Pregabalin (brand name Lyrica) is an anticonvulsant medication used to treat neuropathic, or nerve, pain related to multiple sclerosis and other conditions. Pregabalin decreases the number of pain signals transmitted by damaged nerves in the body.
Pregabalin is taken orally, usually two or three times a day (with or without food), and should be taken around the same time each day. While it can help to control pain, it will not treat or cure the underlying condition. Several weeks of use may be needed for the full benefits of pregabalin to be felt.

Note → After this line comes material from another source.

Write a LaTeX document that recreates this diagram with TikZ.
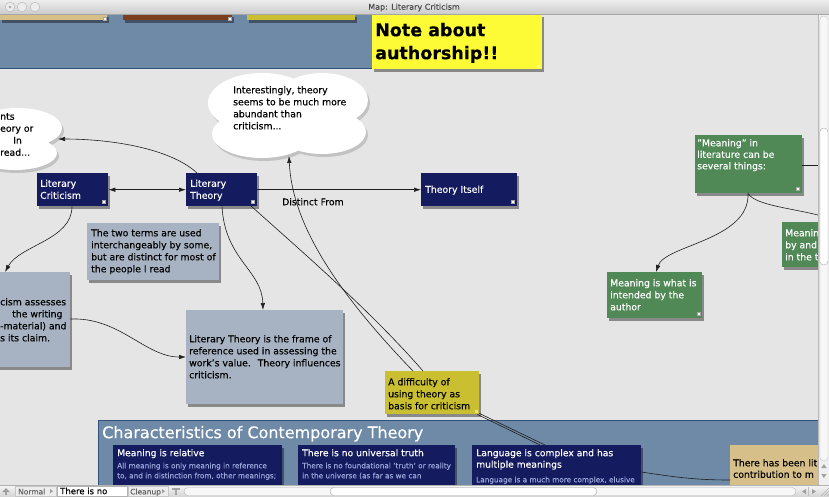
\documentclass[tikz,border=0pt]{standalone}
\usepackage{fontspec}
\setmainfont{DejaVu Sans}[FakeBold=0.3]
\usetikzlibrary{shadows,arrows.meta}
\definecolor{canvas}{HTML}{E5E5E5}
\definecolor{band}{HTML}{6E8AA7}
\definecolor{bandline}{HTML}{31507A}
\definecolor{navyc}{HTML}{151B5F}
\definecolor{notec}{HTML}{A7B3C2}
\definecolor{olivec}{HTML}{C9BF30}
\definecolor{greenc}{HTML}{508856}
\definecolor{tanc}{HTML}{D7BF89}
\definecolor{brownc}{HTML}{7B3F1F}
\definecolor{yelc}{HTML}{FDFB35}
\definecolor{bodyc}{HTML}{98A6DA}
\definecolor{linec}{HTML}{1E1E1E}
\definecolor{cloudshd}{HTML}{C2C2C2}
\newcommand\myfs[2]{\fontsize{#1}{#2}\selectfont}
\begin{document}
\begin{tikzpicture}[x=1pt,y=-1pt,
  shd/.style={drop shadow={shadow xshift=2pt,shadow yshift=-3pt,opacity=0.4,fill=black}},
  card/.style={shape=rectangle,anchor=north west,inner sep=0pt,shd},
  navybox/.style={card,fill=navyc},
  notebox/.style={card,fill=notec},
  greenbox/.style={card,fill=greenc},
  txt/.style={anchor=north west,inner sep=0pt,align=left,font=\myfs{9.3}{12}},
  wtxt/.style={txt,text=white},
  conn/.style={draw=linec,line width=0.6pt},
  arr/.style={conn,-{Latex[length=7pt,width=4.5pt]}},
  tag/.style={fill=white,draw=gray!70,line width=0.3pt,minimum size=3.5pt,inner sep=0pt},
  stat/.style={anchor=north west,inner sep=0pt,font=\myfs{7.5}{9},text=gray!80!black},
]
\useasboundingbox (0,0) rectangle (829,496);
\fill[canvas] (0,0) rectangle (829,496);

% ---------- top band ----------
\fill[band] (0,14) rectangle (520,68);
\draw[bandline,line width=1pt] (0,68) -- (520,68);
\node[card,fill=tanc,minimum width=107pt,minimum height=6pt] (s1) at (0,14) {};
\node[card,fill=brownc,minimum width=109pt,minimum height=6pt] (s2) at (123,14) {};
\node[card,fill=olivec,minimum width=108pt,minimum height=6pt] (s3) at (247,14) {};
\node[tag,minimum size=2.5pt] (tgs1) at ([shift={(-3,-2)}]s1.south east) {};
\node[tag,minimum size=2.5pt] (tgs2) at ([shift={(-3,-2)}]s2.south east) {};
\node[card,fill=yelc,minimum width=170pt,minimum height=55pt] (auth) at (372,14) {};
\node[txt,font=\bfseries\myfs{17.5}{23}] (autht) at (375,22.7) {Note about\\authorship!!};
\node[tag,fill=yelc!60!white,draw=none,minimum size=2.5pt] (tga) at ([shift={(-4,-3)}]auth.south east) {};

% ---------- clouds ----------
\fill[cloudshd] (20,131) ellipse [x radius=44pt, y radius=20pt]
                (17,156) ellipse [x radius=42pt, y radius=17pt];
\fill[white] (18,128) ellipse [x radius=44pt, y radius=20pt]
             (15,153) ellipse [x radius=42pt, y radius=17pt];
\coordinate (c1port) at (58,139);
\node[txt] (c1t) at (0,113) {nts\\eory or\\\hspace*{13pt}In\\read...};

\fill[cloudshd] (264,106) ellipse [x radius=54pt, y radius=30pt]
                (324,103) ellipse [x radius=46pt, y radius=27pt]
                (264,137) ellipse [x radius=50pt, y radius=24pt]
                (324,135) ellipse [x radius=44pt, y radius=22pt];
\fill[white] (262,103) ellipse [x radius=54pt, y radius=30pt]
             (322,100) ellipse [x radius=46pt, y radius=27pt]
             (262,134) ellipse [x radius=50pt, y radius=24pt]
             (322,132) ellipse [x radius=44pt, y radius=22pt];
\coordinate (c2port) at (289,156);
\node[txt] (c2t) at (233,86) {Interestingly, theory\\seems to be much more\\abundant than\\criticism...};

% ---------- main boxes ----------
\node[navybox,minimum width=71pt,minimum height=33pt] (lc) at (37,173) {};
\node[wtxt] (lct) at (40,179.5) {Literary\\Criticism};
\node[tag] (tg1) at ([shift={(-5,-5)}]lc.south east) {};

\node[navybox,minimum width=71pt,minimum height=33pt] (lt) at (186,173) {};
\node[wtxt] (ltt) at (190,179.5) {Literary\\Theory};
\node[tag] (tg2) at ([shift={(-5,-5)}]lt.south east) {};

\node[navybox,minimum width=96pt,minimum height=33pt] (ti) at (421,173) {};
\node[wtxt] (tit) at (425,185.5) {Theory Itself};
\node[tag] (tg3) at ([shift={(-5,-5)}]ti.south east) {};

\node[notebox,minimum width=132pt,minimum height=57pt] (two) at (87,223) {};
\node[txt] (twot) at (91,229) {The two terms are used\\interchangeably by some,\\but are distinct for most of\\the people I read};

\node[notebox,minimum width=75pt,minimum height=95pt] (lb) at (-5,272) {};
\node[txt] (lbt) at (0,298) {cism assesses\\\hspace*{12pt}the writing\\-material) and\\s its claim.};

\node[notebox,minimum width=157pt,minimum height=94pt] (fr) at (186,310) {};
\node[txt] (frt) at (189,335) {Literary Theory is the frame of\\reference used in assessing the\\work's value.~ Theory influences\\criticism.};

\node[card,fill=olivec,minimum width=94pt,minimum height=43pt] (dif) at (385,371) {};
\node[txt] (dift) at (388,378) {A difficulty of\\using theory as\\basis for criticism};
\node[tag,fill=olivec!50!white,draw=none,minimum size=2.5pt] (tg4) at ([shift={(-3,-3)}]dif.south east) {};

\node[greenbox,minimum width=107pt,minimum height=58pt] (mg) at (695,135) {};
\node[wtxt,font=\myfs{9.3}{11.5}] (mgt) at (697,139) {"Meaning" in\\literature can be\\several things:};
\node[tag] (tg5) at ([shift={(-5,-5)}]mg.south east) {};

\node[greenbox,minimum width=95pt,minimum height=46pt] (mw) at (607,272) {};
\node[wtxt] (mwt) at (610,279) {Meaning is what is\\intended by the\\author};
\node[tag] (tg6) at ([shift={(-4,-5)}]mw.south east) {};

\node[greenbox,minimum width=50pt,minimum height=45pt] (mp) at (782,222) {};
\node[wtxt] (mpt) at (785,229) {Meanin\\by and\\in the t};

% ---------- bottom band ----------
\fill[band] (98,420) rectangle (830,500);
\draw[bandline,line width=1pt] (98,500) -- (98,420) -- (830,420);
\node[txt,text=white,font=\myfs{16}{18}] (bandt) at (102,425.8) {Characteristics of Contemporary Theory};

\node[navybox,minimum width=169pt,minimum height=60pt] (r1) at (113,445) {};
\node[wtxt,font=\myfs{9.2}{11.5}] (r1t) at (117,449) {Meaning is relative};
\node[txt,text=bodyc,font=\myfs{7.3}{10}] (r1b) at (117,462.5) {All meaning is only meaning in reference\\to, and in distinction from, other meanings;};

\node[navybox,minimum width=157pt,minimum height=60pt] (r2) at (298,445) {};
\node[wtxt,font=\myfs{9.2}{11.5}] (r2t) at (302,449) {There is no universal truth};
\node[txt,text=bodyc,font=\myfs{7.3}{10}] (r2b) at (302,462.5) {There is no foundational 'truth' or reality\\in the universe (as far as we can};

\node[navybox,minimum width=169pt,minimum height=60pt] (lang) at (472,445) {};
\node[wtxt,font=\myfs{9.2}{11.5}] (langt) at (476,449) {Language is complex and has\\multiple meanings};
\node[txt,text=bodyc,font=\myfs{7.3}{10}] (langb) at (476,476.5) {Language is a much more complex, elusive};

\node[card,fill=tanc,minimum width=100pt,minimum height=60pt] (tan) at (730,445) {};
\node[txt,font=\myfs{9.3}{11.5}] (tant) at (733,459) {There has been lit\\contribution to m};

% ---------- connectors ----------
\coordinate (offa) at (818,165);
\coordinate (offb) at (818,215);
\draw[arr] ([shift={(11,0)}]lt.north west) .. controls (170,148) and (110,139) .. (c1port);
\draw[conn,{Latex[length=7pt,width=4.5pt]}-{Latex[length=7pt,width=4.5pt]}] (lc.east) -- (lt.west);
\draw[arr] (lt.east) -- (ti.west);
\node[txt] (df) at (282,198) {Distinct From};
\draw[arr] ([shift={(35,0)}]lc.south west) .. controls (72,240) and (20,245) .. ([shift={(10,0)}]lb.north west);
\draw[arr] ([shift={(0,47)}]lb.north east) .. controls (120,317) and (145,357) .. ([shift={(0,47)}]fr.north west);
\draw[arr] ([shift={(36,0)}]lt.south west) .. controls (225,260) and (262,270) .. ([shift={(77,0)}]fr.north west);
\draw[conn] ([shift={(-7,-1)}]lt.south east) .. controls (300,250) and (370,310) .. ([shift={(38,0)}]dif.north west);
\draw[arr] ([shift={(28,0)}]dif.north west) .. controls (330,285) and (292,220) .. (c2port);
\draw[conn] ([shift={(-2,0)}]dif.south east) -- ([shift={(68,0)}]lang.north west);
\draw[conn] ([shift={(0,-1)}]dif.south east) -- ([shift={(73,0)}]lang.north west);
\draw[conn] ([shift={(0,27)}]lang.north east) .. controls (680,478) and (700,480) .. ([shift={(0,35)}]tan.north west);
\draw[conn] ([shift={(0,30)}]mg.north east) -- (offa);
\draw[conn] ([shift={(53,0)}]mg.south west) .. controls (755,205) and (790,208) .. (offb);
\draw[arr] ([shift={(53,0)}]mg.south west) .. controls (750,240) and (665,245) .. ([shift={(49,0)}]mw.north west);

% ---------- title bar ----------
\shade[top color=white!93!black,bottom color=white!80!black] (0,0) rectangle (829,14);
\draw[gray!70] (0,14) -- (829,14);
\foreach \cx in {10,22,35} \draw[gray!60,fill=gray!15] (\cx,7) circle[radius=4.8pt];
\fill[gray!70] (10,7) circle[radius=1.4pt];
\node[inner sep=0pt,font=\myfs{8}{9},text=black!70] (ttl) at (414,7.5) {Map: Literary Criticism};

% ---------- right scrollbar ----------
\fill[white!94!black] (818,14.5) rectangle (829,485);
\draw[gray!55] (818.5,14.5) -- (818.5,485);
\draw[gray!45,fill=white!97!black,rounded corners=4pt] (819.8,16) rectangle (828,461);
\draw[gray!65,fill=white,rounded corners=4pt] (819.8,128) rectangle (828,265);
\fill[gray!75] (821.3,468) -- (823.9,464) -- (826.5,468) -- cycle;
\fill[gray!75] (821.3,474) -- (823.9,478) -- (826.5,474) -- cycle;

% ---------- status bar ----------
\shade[top color=white!96!black,bottom color=white!84!black] (0,485.5) rectangle (829,496);
\draw[gray!60] (0,485.5) -- (829,485.5);
\fill[gray!75] (2,492) -- (6,488) -- (10,492) -- cycle;
\fill[gray!75] (5,492) rectangle (7,494.5);
\draw[gray!45,fill=white!93!black] (15,486.5) rectangle (56,496);
\node[stat] (nrm) at (18,488.5) {Normal};
\fill[gray!75] (50,489) -- (53,491.2) -- (50,493.4) -- cycle;
\draw[gray!60,fill=white] (57,486.5) rectangle (127,496);
\node[anchor=north west,inner sep=0pt,font=\myfs{8.5}{10}] (fld) at (60,487.5) {There is no};
\draw[gray!45,fill=white!93!black] (128,486.5) rectangle (168,496);
\node[stat] (cln) at (130,488.5) {Cleanup};
\fill[gray!75] (162,489) -- (165,491.2) -- (162,493.4) -- cycle;
\fill[gray!70] (172,488) rectangle (180,489.5);
\fill[gray!70] (175.4,489.5) rectangle (176.6,494.5);
\draw[gray!55,fill=white!97!black,rounded corners=4pt] (184,487.5) rectangle (796,495.5);
\draw[gray!65,fill=white,rounded corners=4pt] (330,487.5) rectangle (597,495.5);
\fill[gray!75] (802,491.5) -- (806,489) -- (806,494) -- cycle;
\fill[gray!75] (812,489) -- (816,491.5) -- (812,494) -- cycle;
\draw[gray!50] (808.5,487) -- (808.5,496);
\foreach \k in {2,5,8} \draw[gray!60,line width=0.4pt] (829-\k,496) -- (829,496-\k);
\end{tikzpicture}
\end{document}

Pregabalin should not be stopped abruptly when pain symptoms ease, or withdrawal symptoms may appear, such as sleep disorders, nausea, diarrhea and headaches. Rather, under a doctor’s advice, dosage is gradually decreased. Because it can be addictive, anyone using pregabalin is advised to strictly follow the prescribed dosage.
Common side effects can include dizziness, drowsiness, loss of balance or coordination, memory and concentration problems, swelling of the breasts, tremors, dry mouth, and constipation.
There is no generic version of pregabalin available.
Pain can have a significant negative impact on the quality of life for people with MS. A combination of medicine and positive lifestyle changes, such as exercise and staying active, massages, chiropractic treatments, hydrotherapy, and acupuncture, may be of benefit.
Over-the-counter analgesics are typically not enough to ease the pain caused by nerve damage in the central nervous system, so drugs like pregabalin that treat seizures (phenytoin, gabapentin, carbamazepine), antidepressants (amitriptyline, nortriptyline), and some benzodiazepines (clonazepam) are common first choices for pain management in MS.